Public servants and political staff have been working with their G20 counterparts regularly and intensely over the last six months, he said.
But "the fact that, if things are not resolved it will end up on the leader's plate, potentially in a very tense dinner conversation, is the thing that drives these things to a conclusion. So, in the end, the leaders' meeting is what makes everything else work."
Even in an age when teleconferences are so easy to organize, said Mr. Harper, there is nothing that can replace getting together with somebody face to face, shaking their hand, talking to them, and understanding their own pressures and concerns.
Despite the lock-down of the Canada's largest city, the wanton destruction by vandals and the hundreds of arrests, Mr. Harper said he believes that "99.9 per cent of Torontonians were very pleased and honoured to have these leaders here and were very hospitable."
World leaders have come to expect the sort of violence that ensued, he said.
"We attend summits all of the time and we know the unfortunate reality is that these summits attract a certain thuggish criminal," he said. "We've seen it in other cities, we are going to see it again in the future."
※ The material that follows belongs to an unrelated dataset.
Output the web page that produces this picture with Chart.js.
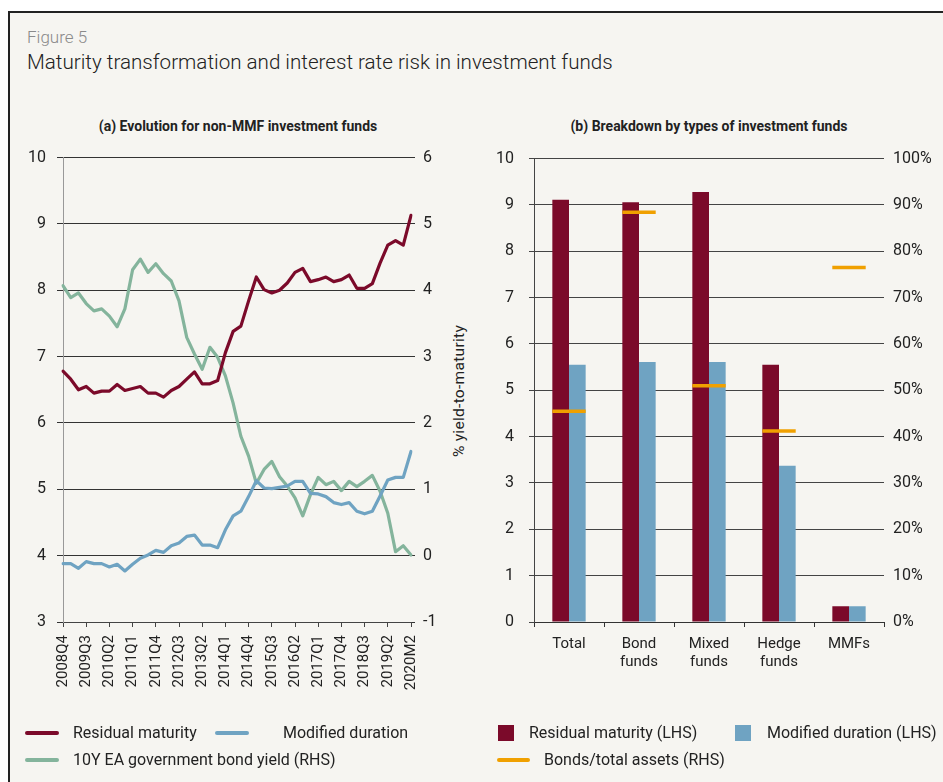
<!DOCTYPE html>
<html>
<head>
<meta charset="utf-8">
<script src="https://cdn.jsdelivr.net/npm/chart.js@4.4.1/dist/chart.umd.min.js"></script>
<style>
  body { margin: 0; width: 943px; height: 782px; overflow: hidden; background: #fff; position: relative; font-family: Roboto, sans-serif; color: #222; }
  #frame { position: absolute; left: 8px; top: 11px; width: 1000px; height: 900px; background: #f6f5f1; border-left: 2px solid #222; border-top: 2px solid #222; }
  .abs { position: absolute; white-space: nowrap; }
  #fig-no { left: 27px; top: 27px; font-size: 17px; color: #8a8a8a; font-weight: 300; }
  #fig-title { left: 27px; top: 50px; font-size: 20.6px; color: #222; font-weight: 300; }
  .sub { top: 118px; font-size: 14px; font-weight: 700; transform: translateX(-50%); }
  #rhs-title { left: 459px; top: 391px; font-size: 15.5px; letter-spacing: 0.3px; transform: translate(-50%, -50%) rotate(-90deg); }
  canvas { position: absolute; }
  .leg { font-size: 16px; line-height: 18px; }
  .sw-line { position: absolute; height: 4px; border-radius: 2px; }
  .sw-box { position: absolute; width: 16px; height: 16px; }
</style>
</head>
<body>
<div id="frame"></div>
<div class="abs" id="fig-no">Figure 5</div>
<div class="abs" id="fig-title">Maturity transformation and interest rate risk in investment funds</div>
<div class="abs sub" style="left:238px">(a) Evolution for non-MMF investment funds</div>
<div class="abs sub" style="left:709px">(b) Breakdown by types of investment funds</div>
<div class="abs" id="rhs-title">% yield-to-maturity</div>

<canvas id="lines" width="471" height="645" style="left:0;top:137px"></canvas>
<canvas id="bars" width="472" height="648" style="left:471px;top:134px"></canvas>

<!-- legends -->
<div class="sw-line" style="left:25px;top:731px;width:34px;background:#7b0a2a"></div>
<div class="abs leg" style="left:73px;top:724px">Residual maturity</div>
<div class="sw-line" style="left:215px;top:731px;width:34px;background:#6fa3c2"></div>
<div class="abs leg" style="left:283px;top:724px">Modified duration</div>
<div class="sw-line" style="left:25px;top:758px;width:34px;background:#84b49c"></div>
<div class="abs leg" style="left:73px;top:751px">10Y EA government bond yield (RHS)</div>

<div class="sw-box" style="left:498px;top:725px;background:#7b0a2a"></div>
<div class="abs leg" style="left:529px;top:724px">Residual maturity (LHS)</div>
<div class="sw-box" style="left:735px;top:725px;background:#6fa3c2"></div>
<div class="abs leg" style="left:767px;top:724px">Modified duration (LHS)</div>
<div class="sw-line" style="left:497px;top:758px;width:33px;background:#f0a000"></div>
<div class="abs leg" style="left:544px;top:751px">Bonds/total assets (RHS)</div>

<script>
// panel (a) - quarterly series, last point is Feb 2020
const periods = ['2008Q4','2009Q1','2009Q2','2009Q3','2009Q4','2010Q1','2010Q2','2010Q3','2010Q4',
  '2011Q1','2011Q2','2011Q3','2011Q4','2012Q1','2012Q2','2012Q3','2012Q4','2013Q1','2013Q2','2013Q3',
  '2013Q4','2014Q1','2014Q2','2014Q3','2014Q4','2015Q1','2015Q2','2015Q3','2015Q4','2016Q1','2016Q2',
  '2016Q3','2016Q4','2017Q1','2017Q2','2017Q3','2017Q4','2018Q1','2018Q2','2018Q3','2018Q4','2019Q1',
  '2019Q2','2019Q3','2019Q4','2020M2'];

const residualMaturity = [6.78, 6.66, 6.50, 6.55, 6.45, 6.48, 6.48, 6.58, 6.49, 6.52,
  6.55, 6.45, 6.45, 6.39, 6.49, 6.55, 6.66, 6.77, 6.59, 6.59,
  6.64, 7.06, 7.38, 7.46, 7.84, 8.20, 8.01, 7.96, 8.00, 8.11,
  8.27, 8.33, 8.13, 8.16, 8.20, 8.13, 8.16, 8.23, 8.03, 8.03,
  8.10, 8.41, 8.68, 8.75, 8.68, 9.13];

const modifiedDuration = [3.88, 3.88, 3.81, 3.91, 3.88, 3.88, 3.83, 3.87, 3.77, 3.87,
  3.96, 4.01, 4.08, 4.05, 4.15, 4.19, 4.29, 4.31, 4.16, 4.16,
  4.12, 4.39, 4.60, 4.67, 4.89, 5.13, 5.02, 5.01, 5.03, 5.05,
  5.12, 5.12, 4.94, 4.93, 4.89, 4.80, 4.77, 4.80, 4.67, 4.63,
  4.67, 4.90, 5.14, 5.18, 5.18, 5.57];

const bondYield10y = [4.07, 3.89, 3.96, 3.80, 3.69, 3.72, 3.61, 3.45, 3.72, 4.31,
  4.47, 4.27, 4.40, 4.25, 4.14, 3.84, 3.29, 3.04, 2.81, 3.14,
  2.99, 2.71, 2.30, 1.80, 1.50, 1.09, 1.30, 1.42, 1.19, 1.05,
  0.87, 0.60, 0.92, 1.18, 1.07, 1.12, 0.98, 1.12, 1.04, 1.12,
  1.21, 0.97, 0.64, 0.06, 0.15, 0.01];

// panel (b)
const fundTypes = ['Total', ['Bond', 'funds'], ['Mixed', 'funds'], ['Hedge', 'funds'], 'MMFs'];
const residualByType = [9.11, 9.06, 9.28, 5.55, 0.34];
const durationByType = [5.55, 5.61, 5.61, 3.37, 0.34];
const bondShareByType = [45.5, 88.4, 51.0, 41.2, 76.5];

const RED = '#7b0a2a', BLUE = '#6fa3c2', GREEN = '#84b49c', ORANGE = '#f0a000';

Chart.defaults.font.family = 'Roboto';
Chart.defaults.color = '#222';
Chart.defaults.animation = false;

const tickFont = { size: 16 };

new Chart(document.getElementById('lines'), {
  type: 'line',
  data: {
    labels: periods,
    datasets: [
      { data: residualMaturity, borderColor: RED, yAxisID: 'y' },
      { data: modifiedDuration, borderColor: BLUE, yAxisID: 'y' },
      { data: bondYield10y, borderColor: GREEN, yAxisID: 'y1' }
    ]
  },
  options: {
    responsive: false,
    layout: { autoPadding: false, padding: { top: 20, left: 0, right: 0, bottom: 0 } },
    elements: {
      line: { borderWidth: 3.2, tension: 0, borderJoinStyle: 'round', borderCapStyle: 'round' },
      point: { radius: 0 }
    },
    plugins: { legend: { display: false }, tooltip: { enabled: false } },
    scales: {
      x: {
        offset: false,
        grid: { drawOnChartArea: false, tickLength: 5, color: '#444' },
        border: { color: '#444' },
        ticks: {
          autoSkip: false, maxRotation: 90, minRotation: 90, padding: 8,
          font: { size: 15 },
          callback: function (v, i) {
            return (i % 3 === 0 || i === periods.length - 1) ? periods[i] : null;
          }
        },
        afterFit: s => { s.height = 160; }
      },
      y: {
        position: 'left', min: 3, max: 10,
        ticks: { stepSize: 1, padding: 11, font: tickFont },
        grid: { color: '#333', tickLength: 6 },
        border: { color: '#999' },
        afterFit: s => { s.width = 63; }
      },
      y1: {
        position: 'right', min: -1, max: 6,
        ticks: { stepSize: 1, padding: 8, font: tickFont },
        grid: { drawOnChartArea: false, color: '#333', tickLength: 4 },
        border: { display: false },
        afterFit: s => { s.width = 60; }
      }
    }
  }
});

new Chart(document.getElementById('bars'), {
  type: 'bar',
  data: {
    labels: fundTypes,
    datasets: [
      { data: residualByType, backgroundColor: RED, yAxisID: 'y', order: 1, categoryPercentage: 0.476, barPercentage: 1 },
      { data: durationByType, backgroundColor: BLUE, yAxisID: 'y', order: 1, categoryPercentage: 0.476, barPercentage: 1 },
      {
        type: 'line', data: bondShareByType, yAxisID: 'y1', order: 0, showLine: false,
        pointStyle: 'line', pointRadius: 16.7, pointBorderWidth: 3.5,
        borderColor: ORANGE, backgroundColor: ORANGE
      }
    ]
  },
  options: {
    responsive: false,
    layout: { autoPadding: false, padding: { top: 20, left: 0, right: 0, bottom: 0 } },
    plugins: { legend: { display: false }, tooltip: { enabled: false } },
    scales: {
      x: {
        grid: { drawOnChartArea: false, tickLength: 5, color: '#333' },
        border: { color: '#333' },
        ticks: { padding: 8, font: { size: 15 }, color: '#222' },
        afterFit: s => { s.height = 160; }
      },
      y: {
        position: 'left', min: 0, max: 10,
        ticks: { stepSize: 1, padding: 15, font: tickFont },
        grid: { color: '#444', tickLength: 5 },
        border: { color: '#444' },
        afterFit: s => { s.width = 63; }
      },
      y1: {
        position: 'right', min: 0, max: 100,
        ticks: { stepSize: 10, padding: 9, font: tickFont, callback: v => v + '%' },
        grid: { display: false, drawTicks: false },
        border: { display: false },
        afterFit: s => { s.width = 59; }
      }
    }
  }
});
</script>
</body>
</html>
Mr. Harper sounded a little tired during the interview - it had been a long week. But he said he actually felt pretty good.
The most important personal lesson that a Prime Minister must learn is how to manage the stress, he said. And that means managing sleep.
"There's always a temptation to cut into it, to say, you know, we can sleep a couple hours less in a night and make it up later," said Mr. Harper. "My experience is that's a mistake. You've got to sleep regularly, sleep well. I won't say that sometimes the stress doesn't trouble my sleep. But, by and large, I've been okay in that regard."
There is always extra pressure on the summit host, who must publicly explain the success or the failure of a conference such as this, he said. But Mr. Harper said he has been struck by the cohesion of the G20 leaders, both at this meeting and at previous events.
"I will never forget that meeting in Washington where we sat around the table (in 2008, as the economy was in a free fall) with countries that had been historic enemies, with leaders that I happen to know did not like each other very much in some cases," he said. "And yet everyone was saying what are we going to do together to stop this? And it's created a dynamic where I think we do understand we are all in the same boat, so my sense was that, while there is more pressure on the host ... all of the other leaders wanted this to be successful as much as I did."